Lifesong is very much a character-driven story in which the main character’s emotions and the depth of her connection to the world are the most important elements. This is where the novella form excels: a short story is not enough to develop the character or her adventure in enough detail, but a novel would require a lot more explanations, more scenes and exposition. This length is perfect, with enough time to build to a climax without getting bogged down in subplots and side-characters. The first two acts of the story are a little slow, but they are steady, with each chapter introducing the reader to new concepts and expanding on what we know about the protagonist’s world and life. That final act though … once she discovers she might be “trapped” on Earth and doomed to die, that’s intense.

This is very much a story along the lines of thought experiment social SF. It reminds me of Ursula K. Le Guin’s short stories, and its environmental themes are quite reminiscent of recurring themes in Le Guin’s work, from Earthsea to Always Coming Home.
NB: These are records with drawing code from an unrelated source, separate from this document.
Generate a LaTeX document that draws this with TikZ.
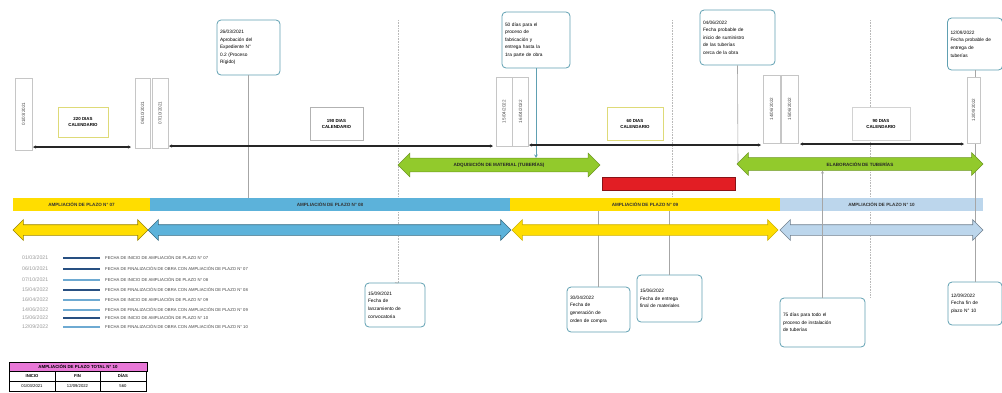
\documentclass[tikz,border=0pt]{standalone}
\usepackage{fontspec}
\setmainfont{Liberation Sans}
\usetikzlibrary{shapes.arrows,arrows.meta}
\definecolor{yel}{RGB}{255,221,0}
\definecolor{blu}{RGB}{92,178,218}
\definecolor{lblu}{RGB}{188,214,236}
\definecolor{grn}{RGB}{146,202,44}
\definecolor{redbar}{RGB}{226,30,36}
\definecolor{calbord}{RGB}{96,160,178}
\definecolor{olivebord}{RGB}{222,218,120}
\definecolor{navyline}{RGB}{40,80,130}
\definecolor{lightline}{RGB}{110,170,210}
\definecolor{pinkhead}{RGB}{232,120,215}
\begin{document}
\begin{tikzpicture}[x=1pt,y=-1pt,
  datebox/.style={draw=gray!45, fill=white, rotate=90, inner sep=0, font=\fontsize{4.6}{5}\selectfont, text=black!70},
  calbox/.style={draw=gray!60, line width=0.9, fill=white, align=center, inner sep=0, font=\bfseries\fontsize{4.4}{6}\selectfont},
  callout/.style={draw=calbord, line width=0.8, rounded corners=4, fill=white, align=left, inner sep=3, font=\fontsize{4.8}{7.6}\selectfont},
  bar/.style={inner sep=0, minimum height=13, font=\bfseries\fontsize{4.6}{5}\selectfont, text=black!80},
  darrow/.style={double arrow, double arrow head extend=5, double arrow tip angle=90, inner xsep=0, inner ysep=5, line width=0.6},
  garrow/.style={double arrow, double arrow head extend=5, double arrow tip angle=90, inner xsep=0, inner ysep=4, fill=grn, draw=grn!75!black, line width=0.5, font=\bfseries\fontsize{4.6}{5}\selectfont, text=black!85},
  tl/.style={line width=1.3, black!85, {Stealth[length=3pt,width=3pt]}-{Stealth[length=3pt,width=3pt]}},
  cline/.style={draw=gray!70, line width=0.6},
  dline/.style={draw=gray!55, line width=0.6, densely dotted},
  legline/.style={line width=1.1},
  legtext/.style={anchor=west, inner sep=0, font=\fontsize{4.2}{5}\selectfont}
]
\useasboundingbox (0,0) rectangle (1002,392);

% dotted guide lines
\coordinate (g1a) at (398,20); \coordinate (g1b) at (398,283);
\coordinate (g2a) at (672,20); \coordinate (g2b) at (672,198);
\coordinate (g3a) at (870,20); \coordinate (g3b) at (870,298);
\draw[dline] (g1a) -- (g1b);
\draw[dline] (g2a) -- (g2b);
\draw[dline] (g3a) -- (g3b);

% top callouts
\node[callout, text width=57, minimum height=55] (c1) at (248.5,47.5) {26/03/2021\\Aprobación del\\Expediente N°\\0.2 (Proceso\\Rígido)};
\node[callout, text width=62, minimum height=56] (c2) at (536,40) {50 días para el\\proceso de\\fabricación y\\entrega hasta la\\1ra parte de obra};
\node[callout, text width=69, minimum height=55] (c3) at (737.5,37.5) {04/06/2022\\Fecha probable de\\inicio de suministro\\de las tuberías\\cerca de la obra};
\node[callout, text width=49, minimum height=52] (c4) at (975,44) {12/09/2022\\Fecha probable de\\entrega de\\tuberías};

% bottom callouts
\node[callout, text width=54, minimum height=44] (cA) at (395,305) {15/09/2021\\Fecha de\\lanzamiento de\\convocatoria};
\node[callout, text width=57, minimum height=45] (cB) at (598.5,309.5) {30/04/2022\\Fecha de\\generación de\\orden de compra};
\node[callout, text width=59, minimum height=47] (cC) at (669.5,298.5) {15/06/2022\\Fecha de entrega\\final de materiales};
\node[callout, text width=79, minimum height=49] (cD) at (822.5,322.5) {75 días para todo el\\proceso de instalación\\de tuberías};
\node[callout, text width=48, minimum height=43] (cE) at (975,303.5) {12/09/2022\\Fecha fin de\\plazo N° 10};

% bars
\node[bar, fill=yel, minimum width=137] (b7) at (81.5,204.5) {AMPLIACIÓN DE PLAZO N° 07};
\node[bar, fill=blu, minimum width=360] (b8) at (330,204.5) {AMPLIACIÓN DE PLAZO N° 08};
\node[bar, fill=yel, minimum width=270] (b9) at (645,204.5) {AMPLIACIÓN DE PLAZO N° 09};
\node[bar, fill=lblu, minimum width=203] (b10) at (881.5,204.5) {AMPLIACIÓN DE PLAZO N° 10};

% callout connectors
\coordinate (k1) at (c1.south |- b8.north);
\draw[cline] (c1.south) -- (k1);
\coordinate (k3) at (738,165);
\draw[cline] (c3.south) -- (k3);
\draw[cline] (c4.south) -- (cE.north);
\coordinate (kB) at (cB.north |- b9.south);
\draw[cline] (kB) -- (cB.north);
\coordinate (kC) at (cC.north |- b9.south);
\draw[cline] (kC) -- (cC.north);
\draw[cline] (g1b) -- (cA.north);

% double arrows
\node[darrow, fill=yel, draw=yel!60!black, minimum height=135] (a7) at (80.5,230) {};
\node[darrow, fill=blu, draw=blu!60!black, minimum height=363] (a8) at (329.5,230) {};
\node[darrow, fill=yel, draw=yel!80!black, minimum height=266] (a9) at (645,230) {};
\node[darrow, fill=lblu, draw=lblu!60!black, minimum height=203] (a10) at (881.5,230) {};

% green arrows and red bar
\node[garrow, minimum height=202] (gA) at (499,165) {ADQUISICIÓN DE MATERIAL (TUBERÍAS)};
\node[garrow, minimum height=246] (gB) at (860,164) {ELABORACIÓN DE TUBERÍAS};
\node[fill=redbar, draw=redbar!60!black, line width=0.6, minimum width=133, minimum height=13, inner sep=0] (rb) at (668.5,183.5) {};

\draw[draw=calbord, line width=0.8, -{Stealth[length=3.5pt,width=3.5pt]}] (c2.south) -- (gA.north -| c2.south);
\draw[cline, -{Stealth[length=3pt,width=3pt]}] (cD.north) -- (cD.north |- gB.south);

% top timeline
\node[datebox, minimum width=72, minimum height=17] (d1) at (23.5,114) {01/03/2021};
\node[datebox, minimum width=70, minimum height=15] (d2) at (142.5,113) {06/10/2021};
\node[datebox, minimum width=70, minimum height=16] (d3) at (160,113) {07/10/2021};
\node[datebox, minimum width=69, minimum height=16] (d4) at (504,111.5) {15/04/2022};
\node[datebox, minimum width=69, minimum height=16] (d5) at (520.5,111.5) {16/04/2022};
\node[datebox, minimum width=68, minimum height=17] (d6) at (771.5,109) {14/06/2022};
\node[datebox, minimum width=68, minimum height=17] (d7) at (789.5,109) {15/06/2022};
\node[datebox, minimum width=66, minimum height=13] (d8) at (973.5,110) {12/09/2022};

\node[calbox, draw=olivebord, minimum width=50, minimum height=30] (k1box) at (83,122) {220 DIAS\\CALENDARIO};
\node[calbox, minimum width=53, minimum height=33] (k2box) at (336.5,124) {190 DIAS\\CALENDARIO};
\node[calbox, draw=olivebord, minimum width=56, minimum height=33] (k3box) at (635,123.5) {60 DIAS\\CALENDARIO};
\node[calbox, draw=gray!35, minimum width=58, minimum height=33] (k4box) at (881,123.5) {90 DIAS\\CALENDARIO};

\coordinate (t1a) at (33,147); \coordinate (t1b) at (131,147);
\coordinate (t2a) at (169,146); \coordinate (t2b) at (493,146);
\coordinate (t3a) at (529,145); \coordinate (t3b) at (761,145);
\coordinate (t4a) at (800,144); \coordinate (t4b) at (964,144);
\draw[tl] (t1a) -- (t1b);
\draw[tl] (t2a) -- (t2b);
\draw[tl] (t3a) -- (t3b);
\draw[tl] (t4a) -- (t4b);

% legend
\foreach \y/\d/\t/\c [count=\i] in {
 258/{01/03/2021}/FECHA DE INICIO DE AMPLIACIÓN DE PLAZO N° 07/navyline,
 269/{06/10/2021}/FECHA DE FINALIZACIÓN DE OBRA CON AMPLIACIÓN DE PLAZO N° 07/navyline,
 280/{07/10/2021}/FECHA DE INICIO DE AMPLIACIÓN DE PLAZO N° 08/lightline,
 290/{15/04/2022}/FECHA DE FINALIZACIÓN DE OBRA CON AMPLIACIÓN DE PLAZO N° 08/navyline,
 300/{16/04/2022}/FECHA DE INICIO DE AMPLIACIÓN DE PLAZO N° 09/lightline,
 310/{14/06/2022}/FECHA DE FINALIZACIÓN DE OBRA CON AMPLIACIÓN DE PLAZO N° 09/lightline,
 318/{15/06/2022}/FECHA DE INICIO DE AMPLIACIÓN DE PLAZO N° 10/navyline,
 327/{12/09/2022}/FECHA DE FINALIZACIÓN DE OBRA CON AMPLIACIÓN DE PLAZO N° 10/lightline}
{
  \node[legtext, text=gray!80, font=\fontsize{5.2}{6}\selectfont] (ld\i) at (22,\y) {\d};
  \coordinate (la\i) at (63,\y); \coordinate (lb\i) at (100,\y);
  \draw[legline, \c] (la\i) -- (lb\i);
  \node[legtext, text=black!75] (lt\i) at (105,\y) {\t};
}

% table
\node[draw=black, fill=pinkhead, minimum width=138, minimum height=9, inner sep=0, font=\bfseries\fontsize{4.4}{5}\selectfont] (th) at (78,366.5) {AMPLIACIÓN DE PLAZO TOTAL N° 10};
\foreach \x/\w/\txt/\n in {32/46/INICIO/h1, 77.5/45/FIN/h2, 123/46/DÍAS/h3}
  \node[draw=black, fill=white, minimum width=\w, minimum height=10, inner sep=0, font=\bfseries\fontsize{4.2}{5}\selectfont] (\n) at (\x,376) {\txt};
\foreach \x/\w/\txt/\n in {32/46/{01/03/2021}/r1, 77.5/45/{12/09/2022}/r2, 123/46/560/r3}
  \node[draw=black, fill=white, minimum width=\w, minimum height=10, inner sep=0, font=\fontsize{4.2}{5}\selectfont] (\n) at (\x,386) {\txt};
\end{tikzpicture}
\end{document}
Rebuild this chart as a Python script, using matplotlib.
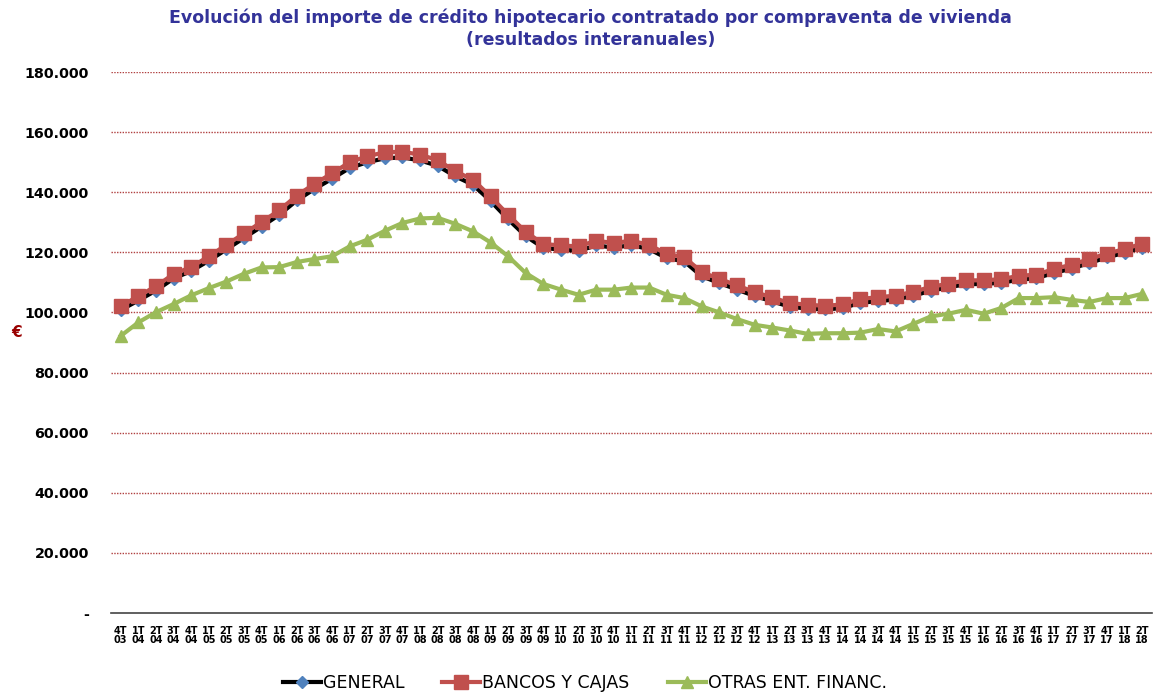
import numpy as np
import matplotlib.pyplot as plt
from matplotlib.lines import Line2D

# importe medio (miles de euros) por trimestre, 4T03 .. 2T18
years = ['03', '04', '05', '06', '07', '08', '09', '10', '11', '12',
         '13', '14', '15', '16', '17', '18']
periods = [('4T', '03')] + [(q, y) for y in years[1:-1] for q in ['1T', '2T', '3T', '4T']] + [('1T', '18'), ('2T', '18')]

general = [100.8, 104.0, 107.3, 111.3, 113.8, 117.2, 121.0, 124.8, 128.6, 132.5,
           137.3, 141.1, 144.5, 148.1, 150.0, 151.3, 151.6, 150.6, 148.8, 145.3,
           142.5, 137.1, 131.0, 125.4, 121.5, 120.9, 120.5, 122.3, 121.6, 122.4,
           121.1, 118.1, 117.0, 112.0, 109.8, 107.6, 105.5, 103.7, 101.9, 101.3,
           101.0, 101.5, 103.2, 103.8, 104.3, 105.6, 107.2, 108.4, 109.4, 109.5,
           109.9, 110.9, 111.4, 113.2, 114.6, 116.5, 118.3, 119.9, 121.6]
bancos = [102.0, 105.5, 108.7, 112.8, 115.1, 118.7, 122.5, 126.3, 130.1, 134.0,
          138.9, 142.8, 146.3, 150.0, 152.0, 153.3, 153.5, 152.5, 150.7, 147.0,
          144.2, 138.6, 132.5, 126.8, 122.8, 122.3, 122.0, 123.9, 123.1, 123.9,
          122.5, 119.5, 118.4, 113.4, 111.2, 109.0, 106.8, 105.0, 103.1, 102.6,
          102.2, 102.7, 104.5, 105.1, 105.6, 106.9, 108.5, 109.6, 110.7, 110.7,
          111.1, 112.2, 112.6, 114.5, 115.9, 117.8, 119.6, 121.1, 122.9]
otras = [92.2, 96.7, 100.1, 102.8, 105.7, 108.1, 110.3, 112.9, 115.0, 115.1,
         116.8, 117.8, 118.7, 122.0, 124.2, 127.2, 129.8, 131.3, 131.5, 129.5,
         127.0, 123.3, 118.7, 113.1, 109.5, 107.6, 105.9, 107.6, 107.6, 108.3,
         108.3, 105.9, 104.8, 102.0, 100.0, 97.8, 95.9, 95.0, 94.0, 92.9,
         93.1, 93.1, 93.3, 94.5, 93.7, 96.2, 98.7, 99.6, 100.9, 99.6,
         101.5, 104.8, 104.8, 105.1, 104.2, 103.5, 104.8, 104.8, 106.2]
yticks = [0, 20, 40, 60, 80, 100, 120, 140, 160, 180]

x = np.arange(len(periods))

fig = plt.figure(figsize=(11.53, 6.93), dpi=100)
ax = fig.add_axes([0.0963, 0.1154, 0.9027, 0.7806])

ax.plot(x, general, color='black', lw=3, marker='D', ms=6,
        mfc='#4F81BD', mec='#4F81BD', zorder=3)
ax.plot(x, bancos, color='#C0504D', lw=3, marker='s', ms=9.5,
        mfc='#C0504D', mec='#C0504D', zorder=4)
ax.plot(x, otras, color='#9BBB59', lw=3, marker='^', ms=9,
        mfc='#9BBB59', mec='#9BBB59', zorder=5)

ax.set_xlim(-0.55, len(periods) - 0.45)
ax.set_ylim(0, 180)
ax.set_yticks(yticks)
ax.set_yticklabels(['-'] + [f'{v}.000' for v in yticks[1:]],
                   fontsize=10.3, fontweight='bold')
ax.set_xticks(x)
ax.set_xticklabels([f'{q}\n{y}' for q, y in periods], fontsize=7,
                   fontweight='bold', linespacing=0.95)
ax.tick_params(axis='y', length=0, pad=16)
ax.tick_params(axis='x', length=0, pad=9)

for v in yticks[1:]:
    ax.axhline(v, color='#B04040', lw=1, ls=(0, (1, 1)), zorder=1)

for s in ['top', 'right', 'left']:
    ax.spines[s].set_visible(False)
ax.spines['bottom'].set_color('#444444')
ax.spines['bottom'].set_linewidth(1.2)

fig.text(0.512, 0.975, 'Evolución del importe de crédito hipotecario contratado por compraventa de vivienda',
         ha='center', va='center', fontsize=12.5, fontweight='bold', color='#333399')
fig.text(0.512, 0.942, '(resultados interanuales)',
         ha='center', va='center', fontsize=12.5, fontweight='bold', color='#333399')
fig.text(0.014, 0.52, '€', ha='center', va='center', fontsize=11,
         fontweight='bold', color='#990000')

handles = [
    Line2D([], [], color='black', lw=3, marker='D', ms=6, mfc='#4F81BD', mec='#4F81BD'),
    Line2D([], [], color='#C0504D', lw=3, marker='s', ms=9.5),
    Line2D([], [], color='#9BBB59', lw=3, marker='^', ms=9),
]
fig.legend(handles, ['GENERAL', 'BANCOS Y CAJAS', 'OTRAS ENT. FINANC.'],
           loc='center', bbox_to_anchor=(0.507, 0.014), ncol=3, frameon=False,
           prop={'family': ['Liberation Sans Narrow', 'DejaVu Sans'], 'size': 12.5},
           handlelength=2.2, handletextpad=0.1, columnspacing=2.2)

fig.savefig('out.png', dpi=100)
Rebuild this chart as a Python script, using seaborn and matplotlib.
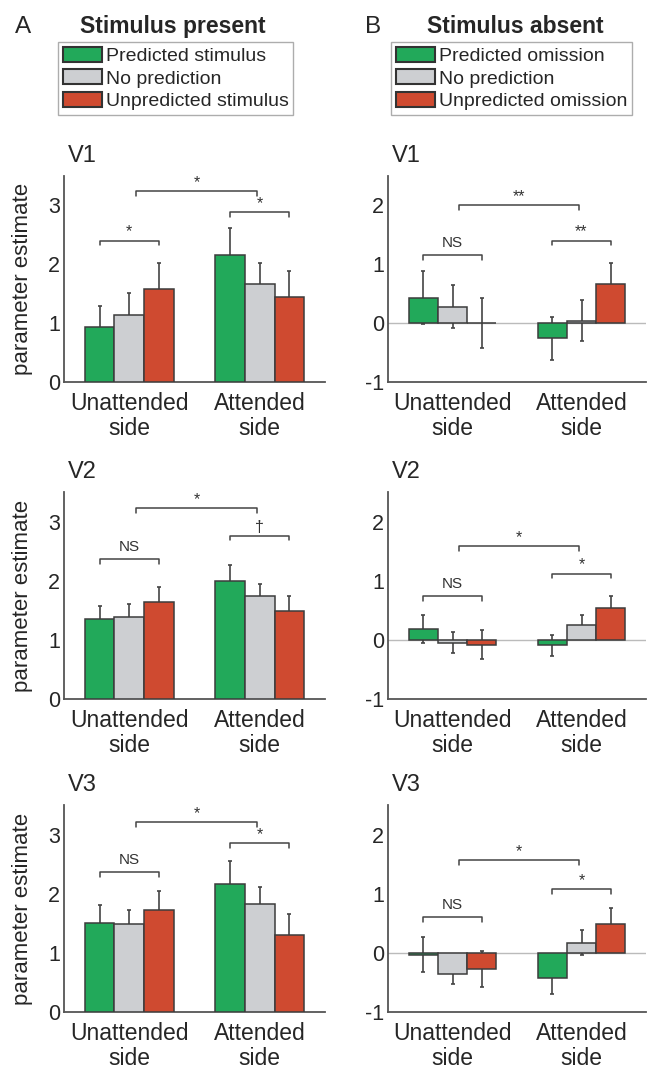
import numpy as np
import pandas as pd
import matplotlib
matplotlib.use('Agg')
import matplotlib.pyplot as plt
import seaborn as sns
from matplotlib.patches import Patch

sns.set_style('white')
plt.rcParams['font.family'] = ['Liberation Sans', 'DejaVu Sans']
plt.rcParams['axes.unicode_minus'] = False

# ---- data ----
sides = ['Unattended\nside', 'Attended\nside']
present_conditions = ['Predicted stimulus', 'No prediction', 'Unpredicted stimulus']
absent_conditions = ['Predicted omission', 'No prediction', 'Unpredicted omission']
areas = ['V1', 'V2', 'V3']

# order: unattended (pred, none, unpred), attended (pred, none, unpred)
present_v1_mean = [0.93, 1.13, 1.58, 2.15, 1.66, 1.44]
present_v1_sem = [0.36, 0.39, 0.44, 0.46, 0.37, 0.44]
present_v2_mean = [1.35, 1.39, 1.64, 1.99, 1.75, 1.48]
present_v2_sem = [0.22, 0.21, 0.25, 0.27, 0.20, 0.26]
present_v3_mean = [1.51, 1.49, 1.73, 2.16, 1.83, 1.31]
present_v3_sem = [0.30, 0.24, 0.31, 0.40, 0.28, 0.35]

absent_v1_mean = [0.43, 0.28, 0.00, -0.26, 0.04, 0.66]
absent_v1_sem = [0.45, 0.36, 0.43, 0.36, 0.35, 0.37]
absent_v2_mean = [0.18, -0.05, -0.08, -0.09, 0.25, 0.54]
absent_v2_sem = [0.24, 0.18, 0.24, 0.18, 0.17, 0.20]
absent_v3_mean = [-0.03, -0.35, -0.27, -0.42, 0.17, 0.48]
absent_v3_sem = [0.29, 0.18, 0.30, 0.28, 0.21, 0.28]

# significance brackets: (unattended pair, attended pair, across sides)
present_v1_sig = [(2.40, '*'), (2.88, '*'), (3.24, '*')]
present_v2_sig = [(2.37, 'NS'), (2.76, '\u2020'), (3.23, '*')]
present_v3_sig = [(2.37, 'NS'), (2.86, '*'), (3.21, '*')]
absent_v1_sig = [(1.16, 'NS'), (1.40, '**'), (2.00, '**')]
absent_v2_sig = [(0.74, 'NS'), (1.12, '*'), (1.58, '*')]
absent_v3_sig = [(0.60, 'NS'), (1.08, '*'), (1.57, '*')]

colors = ['#22a95a', '#cdcfd2', '#cf4a30']
edge = '#3c3c3c'

panels = [
    [(present_v1_mean, present_v1_sem, present_v1_sig), (absent_v1_mean, absent_v1_sem, absent_v1_sig)],
    [(present_v2_mean, present_v2_sem, present_v2_sig), (absent_v2_mean, absent_v2_sem, absent_v2_sig)],
    [(present_v3_mean, present_v3_sem, present_v3_sig), (absent_v3_mean, absent_v3_sem, absent_v3_sig)],
]

W, H = 647, 1068
fig = plt.figure(figsize=(W / 100, H / 100), dpi=100)

col_x = [(64, 325), (388, 646)]
row_y = [(176, 382), (492, 699), (805, 1012)]


def bracket(ax, x0, x1, y, label):
    d = 0.08
    ax.plot([x0, x0, x1, x1], [y - d, y, y, y - d], color='#444444', lw=1.1, zorder=5)
    if label == 'NS':
        ax.text((x0 + x1) / 2, y + 0.09, label, ha='center', va='bottom', fontsize=11, color='#333333')
    else:
        ax.text((x0 + x1) / 2, y + 0.02, label, ha='center', va='bottom', fontsize=11.5, color='#333333')


for r in range(3):
    for c in range(2):
        means, sems, sig = panels[r][c]
        conds = present_conditions if c == 0 else absent_conditions
        df = pd.DataFrame({
            'side': [s for s in sides for _ in range(3)],
            'condition': conds * 2,
            'value': means,
        })
        x0, x1 = col_x[c]
        yt, yb = row_y[r]
        ax = fig.add_axes([x0 / W, 1 - yb / H, (x1 - x0) / W, (yb - yt) / H])
        sns.barplot(data=df, x='side', y='value', hue='condition', order=sides, hue_order=conds,
                    palette=colors, width=0.68, errorbar=None, edgecolor=edge, linewidth=1.1,
                    saturation=1, legend=False, ax=ax, zorder=3)
        bar_conts = list(ax.containers)
        centers = [[b.get_x() + b.get_width() / 2 for b in cont] for cont in bar_conts]
        # error bars beneath the bars
        for i in range(3):
            for j in range(2):
                k = j * 3 + i
                ax.errorbar(centers[i][j], means[k], yerr=sems[k], color='#444444', lw=1.2,
                            capsize=1.2, capthick=1.2, zorder=2)
        # brackets
        bracket(ax, centers[0][0], centers[2][0], sig[0][0], sig[0][1])
        bracket(ax, centers[0][1], centers[2][1], sig[1][0], sig[1][1])
        bracket(ax, 0.05, 0.98, sig[2][0], sig[2][1])

        if c == 0:
            ax.set_ylim(0, 3.5)
            ax.set_yticks([0, 1, 2, 3])
            ax.set_ylabel('parameter estimate', fontsize=16)
            ax.yaxis.set_label_coords(-0.12, 0.5)
        else:
            ax.set_ylim(-1, 2.5)
            ax.set_yticks([-1, 0, 1, 2])
            ax.set_ylabel('')
            ax.axhline(0, color='#bbbbbb', lw=1, zorder=1)
        ax.set_xlim(-0.5, 1.5)
        ax.set_xlabel('')
        ax.tick_params(axis='both', length=0)
        ax.tick_params(axis='x', labelsize=16.5, pad=7)
        ax.tick_params(axis='y', labelsize=15.5, pad=3)
        for lab in ax.get_xticklabels():
            lab.set_linespacing(1.1)
        sns.despine(ax=ax)
        for sp in ['left', 'bottom']:
            ax.spines[sp].set_color('#555555')
            ax.spines[sp].set_linewidth(1.3)
        ax.text(0.015, 1.045, areas[r], transform=ax.transAxes, fontsize=17, ha='left', va='bottom')

# headers
fig.text(15 / W, 1 - 33 / H, 'A', fontsize=17.5, ha='left', va='baseline')
fig.text(173 / W, 1 - 33 / H, 'Stimulus present', fontsize=16.5, fontweight='bold', ha='center', va='baseline')
fig.text(365 / W, 1 - 33 / H, 'B', fontsize=17.5, ha='left', va='baseline')
fig.text(515 / W, 1 - 33 / H, 'Stimulus absent', fontsize=16.5, fontweight='bold', ha='center', va='baseline')

# legends
for conds, lx in [(present_conditions, 58), (absent_conditions, 391)]:
    handles = [Patch(facecolor=colors[i], edgecolor='#333333', linewidth=1.5, label=conds[i]) for i in range(3)]
    leg = fig.legend(handles=handles, loc='upper left', bbox_to_anchor=(lx / W, 1 - 42 / H),
                     fontsize=14, frameon=True, fancybox=False, handlelength=2.0, handleheight=0.8,
                     handletextpad=0.2, labelspacing=0.22, borderpad=0.25, borderaxespad=0)
    leg.get_frame().set_edgecolor('#999999')
    leg.get_frame().set_linewidth(1.0)

fig.savefig('out.png', dpi=100)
The lifesongs as a codified embodiment of the Gaia hypothesis directly challenge any Western reader’s conception of the Earth as a set of resources to be extracted, exploited, used, or even just managed. The attitudes of the characters in the protagonist’s world remind me of a lot of the attitudes we find in many Indigenous cultures with regards to caring for and living in balance with the natural world. However, Blake smartly avoids any temptation to draw those direct parallels, and so you won’t see any stereotypical “tribal people” or “noble primitive” tropes in this story.

Blake’s writing style is quite lyrical, with the kind of rich descriptions in roundabout ways that help suggest the alienness of the observer. It’s not a style that always works for me, but I liked it here. I think it helps that it contributes to the theme and this idea that humans are the Other here. Lifesong is definitely a Humans Through Alien Eyes story with an ending that hints at humans being the real monsters (TVTropes alert). In particular, I like the ambivalence of the ending—well, I like that it made me feel ambivalent. I’d enjoy seeing a sequel, because Blake leaves avenues open that would make for a nice follow-up story.

Lifesong will probably feel familiar in the channels it follows to people who have read a lot of SF. But it’s a good familiarity, a nice execution of these ideas. Despite having characters who are distant and ultimately ineffable, the story makes you care and makes you think about what actually matters in this world of ours. And that’s what I like my science fiction to do.